An early morning start brings us to the Catholic cemetery in Krakow. This is a polish cemetery, but inside it there is a British military cemetery.
We came into the Rakowitz Cemetery with Israeli flags, we will have a short ceremony here, the entire group together, Jewish prayers in memory of the Jewish soldiers buried here.
13 Jewish soldiers from Palestine are here, they have volunteered to fight together with the british against the Germans, they were captured in Greece and transferred to Poland and died here in Poland. Inside a catholic cemetery, we have Jewish graves, we will leave here Israeli flags on each grave and remember these who died outside their own country. They were held as war prisoners by the natzis, and later were killed by the Natzis and buried here after the war.
Look at the Magen David on this grave. His name is L. Herzig, died on may 1944, here together with many more British soldiers.
Abigail putting flowers on the tomb of a 19 years old soldier:
Around lunch time we spent 2 hours at the city square, eating and shopping.
On the bus, 2 hours driving towards Lublin, we will watch the movie “Schiendler’s List” which will summarize the story of Krakow for us.
Jewish cemetery in Keltze
This cemetery is 3 hours drive from Krakow. This town started with Jews at 1868 and by second world war there were around 25,000 Jews in the Ghetto. The Ghetto is destroyed on august 1944 and more than 20,000 people were sent to Treblinka. After the war 200 Jews return here to look for survivors. They are not welcomed by the local polish people who meanwhile took their homes and property, they don’t like them to return and on July 3, 1946 a polish couple tells the police that their child disappeared and when he returned, he said he escaped the house on plant 7 st., where the Jews lived after the war. He said that he was taken to that house, kept there in the basement and he found there lots of dead polish kids and Jews were taking their blood to make mattza for Passover. The police takes this very serious, rumors start in the city, polish people come to the house, there is no basement at this house, but still the people of the city and 3 polish officers come in and shoot a Jew from that house, after the holocaust, again Jews are killed here in this city by the local people. During that day 3 Jews are killed also, Regina and Moskowitz and their son Avram are taken to the woods and murdered there, others are lynched by polish police and residence of the city. In this pogrom 41 Jews were killed, more than 50 wounded and eventually the polish army came and stopped it. Some of the leaders of this pogrom were arrested later.

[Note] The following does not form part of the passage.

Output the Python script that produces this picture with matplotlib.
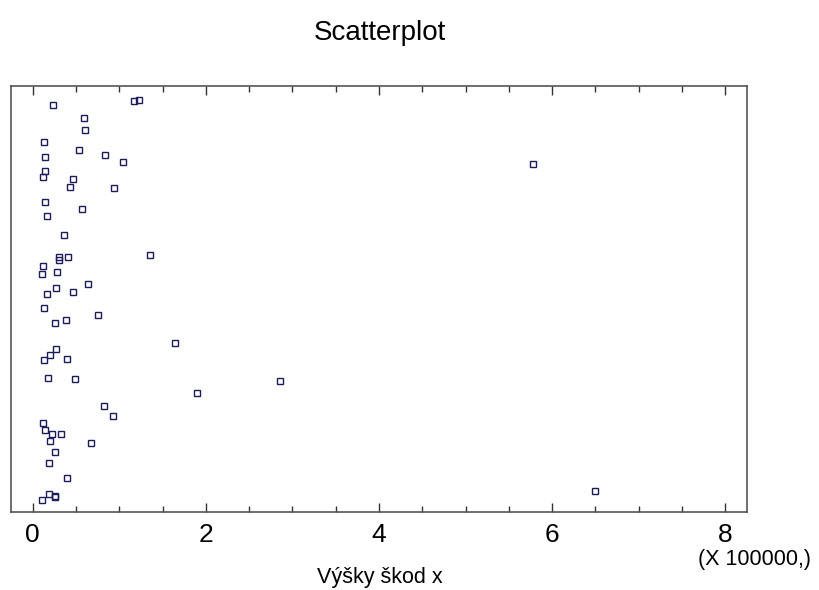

The whole pogrom was planned by polish, who hated jews and didn’t want the returning jews to come and retake their houses and property, so they told the child to say what he said.
In the tomb here we have 47 Jews who were murdered on this pogrom, 7 of them were not even identified and we don’t even have their names, some survivors from Auschwitz who survived hell just to be killed here after the war:
In 1942 Jews from this town were sent to the camps. It was in August, 3 trains left with 6,000 Jews each to camps like Sobibor and others, the rest were left here to work and few months later, 42 kids from town were murdered here. 3 kids only were saved, after the war parents in August 1945 built this tomb stone. One of these kids was Gisela Herbert, 15 months old, her mother Sara Karbel gave a testimony about what happened here: Germans ordered to give the kids, they were taken to a small house near by, they were crying as their parents stood there hearing them. She had her baby hidden under her coat, finally an Ukraine policeman saw her and took the baby to die, they died without their parents near them.
We will not forget and we will not forgive !
Listening to a song titled “let us grow in peace” we name the children by name and age, this is to remember them now as we stand by their graves
After the ceremony, we had to drive for at least 3 hours to get to Lublin, we had dinner at the university of Lublin, and at very late hour, after a very long day, we arrived to the hotel.